On the CapEx, I think we broadly spend about 1.1% of our revenue, Rajit. I think we'll continue to do that, especially for the new projects, which will continue as per the previous years. In terms of inorganic, we just announced our Swamy & Sons acquisition, right? So that will be one key acquisition. And we keep looking at it. If something materializes, probably we will keep all of the information.

Rajit Aggarwal
Founder, Nilgiri Investment Managers

All right. Thank you, sir. Thanks a lot.

Ravi Viswanathan
Managing Director, TVS Supply Chain Solutions

Thank you, Rajit.

Rajit Aggarwal
Founder, Nilgiri Investment Managers

Thank you.

Operator

Thank you very much. We will take that as a last question for today. I now hand the conference over to Mr. Ravi Viswanathan, Managing Director, for closing comments. Over to you, sir.

Ravi Viswanathan
Managing Director, TVS Supply Chain Solutions

Thank you. It was a very interactive Q&A, and hopefully, we were able to provide all of you with the answers. Before we wrap up, I just want to reiterate the key takeaways from this quarter. Let me just close by saying that Q3 has been a quarter of solid performance for TVS Supply Chain Solutions with clear progress on growth, profitability, and execution across our portfolio. We delivered double-digit revenue and Adjusted EBITDA growth, strong margin expansion at Adjusted EBITDA and also at PBT level, supported by disciplined execution and improving business mix. Our focus as a leadership team remains very clear: driving profitable growth, continue the margin expansion through Project One and cost initiatives, improving the cash generation, and build sustained revenue visibility through a strong, diversified pipeline.

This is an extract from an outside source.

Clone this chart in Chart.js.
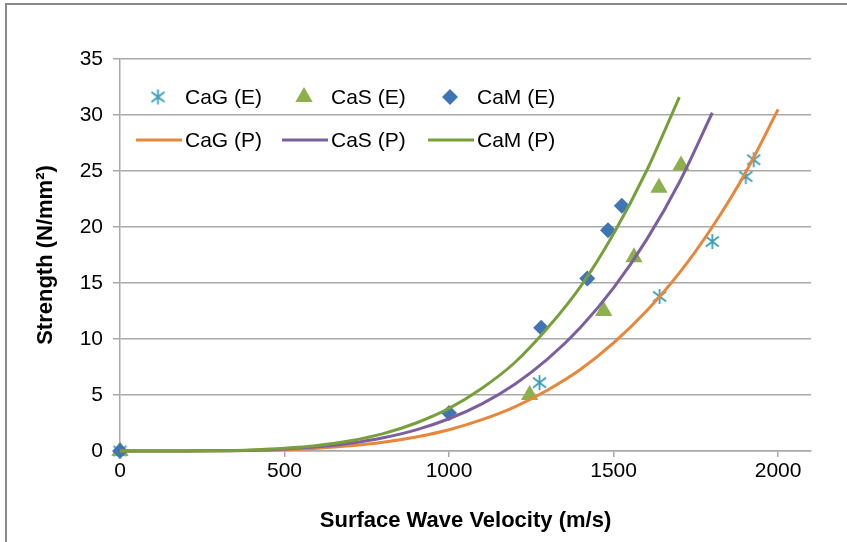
<!DOCTYPE html>
<html>
<head>
<meta charset="utf-8">
<script src="https://cdn.jsdelivr.net/npm/chart.js@4/dist/chart.umd.min.js"></script>
<style>
  html, body { margin: 0; padding: 0; background: #fff; overflow: hidden; }
  #wrap { position: relative; width: 847px; height: 542px; }
  #frame { position: absolute; left: 5px; top: 3px; width: 900px; height: 600px;
           border-left: 2px solid #8a8a8a; border-top: 2px solid #8a8a8a; }
  canvas { position: absolute; left: 0; top: 0; }
</style>
</head>
<body>
<div id="wrap">
  <div id="frame"></div>
  <canvas id="chart" width="847" height="542"></canvas>
</div>
<script>
// measured points (E)
const cagX = [0, 1275, 1640, 1800, 1902, 1926];
const cagY = [0, 6.1, 13.8, 18.7, 24.5, 26.0];
const casX = [0, 1245, 1470, 1562, 1638, 1705];
const casY = [0, 5.0, 12.5, 17.3, 23.5, 25.5];
const camX = [0, 1000, 1280, 1420, 1483, 1525];
const camY = [0, 3.4, 11.0, 15.4, 19.7, 21.9];

// predicted curves (P), every 100 m/s
const cagPX = [0, 100, 200, 300, 400, 500, 600, 700, 800, 900, 1000, 1100, 1200, 1300, 1400, 1500, 1600, 1700, 1800, 1900, 2000];
const cagPY = [0, 0, 0, 0.02, 0.05, 0.12, 0.25, 0.46, 0.78, 1.25, 1.9, 2.8, 3.95, 5.45, 7.3, 9.65, 12.5, 15.9, 20.0, 24.8, 30.5];
const casPX = [0, 100, 200, 300, 400, 500, 600, 700, 800, 900, 1000, 1100, 1200, 1300, 1400, 1500, 1600, 1700, 1800];
const casPY = [0, 0, 0, 0.02, 0.07, 0.18, 0.37, 0.69, 1.18, 1.89, 2.88, 4.21, 5.96, 8.22, 11.05, 14.56, 18.85, 24.0, 30.2];
const camPX = [0, 100, 200, 300, 400, 500, 600, 700, 800, 900, 1000, 1100, 1200, 1300, 1400, 1500, 1600, 1700];
const camPY = [0, 0, 0.01, 0.03, 0.1, 0.24, 0.49, 0.91, 1.55, 2.5, 3.8, 5.6, 7.9, 11.0, 14.7, 19.4, 25.0, 31.6];

const xTicks = [0, 500, 1000, 1500, 2000];
const yTicks = [0, 5, 10, 15, 20, 25, 30, 35];

const FONT = "'Liberation Sans', Arial, sans-serif";
const GRID = '#a9a9a9';

function pts(xs, ys) {
    return xs.map((x, i) => ({x: x, y: ys[i]}));
}

// excel-like asterisk marker (vertical bar + X)
function asterisk(color) {
    const c = document.createElement('canvas');
    c.width = 17; c.height = 17;
    const g = c.getContext('2d');
    g.strokeStyle = color;
    g.lineWidth = 1.8;
    g.beginPath();
    g.moveTo(8.5, 1); g.lineTo(8.5, 16);
    g.moveTo(2, 3.5); g.lineTo(15, 13.5);
    g.moveTo(15, 3.5); g.lineTo(2, 13.5);
    g.stroke();
    return c;
}

const colors = {
    cagE: '#3a9db8', casE: '#8cb04c', camE: '#3f75b4',
    cagP: '#e8863a', casP: '#7b5f9f', camP: '#77a03b'
};
const starImg = asterisk(colors.cagE);

const datasets = [
    {label: 'CaG (E)', data: pts(cagX, cagY), pointStyle: starImg, pointRadius: 8,
     backgroundColor: colors.cagE, borderColor: colors.cagE, showLine: false, order: 6},
    {label: 'CaS (E)', data: pts(casX, casY), pointStyle: 'triangle', pointRadius: 10,
     backgroundColor: colors.casE, borderColor: colors.casE, borderWidth: 0, showLine: false, order: 5},
    {label: 'CaM (E)', data: pts(camX, camY), pointStyle: 'rectRot', pointRadius: 8,
     backgroundColor: colors.camE, borderColor: colors.camE, borderWidth: 0, showLine: false, order: 4},
    {label: 'CaG (P)', data: pts(cagPX, cagPY), showLine: true, pointRadius: 0, borderWidth: 3,
     borderColor: colors.cagP, backgroundColor: colors.cagP, cubicInterpolationMode: 'monotone', order: 3},
    {label: 'CaS (P)', data: pts(casPX, casPY), showLine: true, pointRadius: 0, borderWidth: 3,
     borderColor: colors.casP, backgroundColor: colors.casP, cubicInterpolationMode: 'monotone', order: 2},
    {label: 'CaM (P)', data: pts(camPX, camPY), showLine: true, pointRadius: 0, borderWidth: 3,
     borderColor: colors.camP, backgroundColor: colors.camP, cubicInterpolationMode: 'monotone', order: 1},
];

// legend sits inside the plot, two rows of three
const insideLegend = {
    id: 'insideLegend',
    afterDraw(chart) {
        const ctx = chart.ctx;
        const cols = [136, 282, 428];
        const rows = [97, 140];
        ctx.save();
        ctx.font = '21px ' + FONT;
        ctx.textBaseline = 'middle';
        chart.data.datasets.forEach((ds, i) => {
            const col = cols[i % 3];
            const row = rows[Math.floor(i / 3)];
            const mx = col + 22;
            if (i < 3) {
                if (ds.pointStyle instanceof HTMLCanvasElement) {
                    ctx.drawImage(ds.pointStyle, mx - 8.5, row - 8.5);
                } else {
                    ctx.fillStyle = ds.backgroundColor;
                    ctx.strokeStyle = ds.backgroundColor;
                    Chart.helpers.drawPoint(ctx, {pointStyle: ds.pointStyle, radius: ds.pointRadius, rotation: 0, borderWidth: 0}, mx, row);
                }
            } else {
                ctx.strokeStyle = ds.borderColor;
                ctx.lineWidth = 3;
                ctx.beginPath();
                ctx.moveTo(col, row);
                ctx.lineTo(col + 46, row);
                ctx.stroke();
            }
            ctx.fillStyle = '#000';
            ctx.fillText(ds.label, col + 49, row + 1);
        });
        ctx.restore();
    }
};

new Chart(document.getElementById('chart'), {
    type: 'scatter',
    data: {datasets: datasets},
    options: {
        responsive: false,
        animation: false,
        clip: false,
        layout: {padding: {left: 0, top: 59, right: 36, bottom: 0}},
        plugins: {legend: {display: false}, tooltip: {enabled: false}},
        scales: {
            x: {
                type: 'linear',
                min: 0,
                max: 2100,
                afterFit: scale => { scale.height = 91; },
                afterBuildTicks: scale => { scale.ticks = xTicks.map(v => ({value: v})); },
                border: {display: true, color: GRID, width: 1.5},
                grid: {drawOnChartArea: false, drawTicks: true, tickLength: 6, color: GRID, lineWidth: 1.5},
                ticks: {color: '#000', padding: 2, font: {family: FONT, size: 21}, maxRotation: 0, autoSkip: false,
                        callback: v => String(v)},
                title: {display: true, text: 'Surface Wave Velocity (m/s)', color: '#000',
                        font: {family: FONT, size: 22, weight: 'bold'}, padding: {top: 0, bottom: 8}}
            },
            y: {
                type: 'linear',
                min: 0,
                max: 35,
                afterFit: scale => { scale.width = 120; },
                afterBuildTicks: scale => { scale.ticks = yTicks.map(v => ({value: v})); },
                border: {display: true, color: GRID, width: 1.5},
                grid: {drawOnChartArea: true, drawTicks: true, tickLength: 7, color: GRID, lineWidth: 1.5},
                ticks: {color: '#000', padding: 10, font: {family: FONT, size: 21}, autoSkip: false,
                        callback: v => String(v)},
                title: {display: true, text: 'Strength (N/mm²)', color: '#000',
                        font: {family: FONT, size: 22, weight: 'bold'}, padding: {top: 33, bottom: 0}}
            }
        }
    },
    plugins: [insideLegend]
});
</script>
</body>
</html>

With the momentum we have built so far this year and with disciplined execution across regions, I'm confident that we are moving steadily towards strengthening our financial profile and delivering on our medium-term objectives. Thank you once again and for your continued trust and support.

Operator

Thank you. On behalf of TVS Supply Chain Solutions, that concludes this conference. Thank you for joining.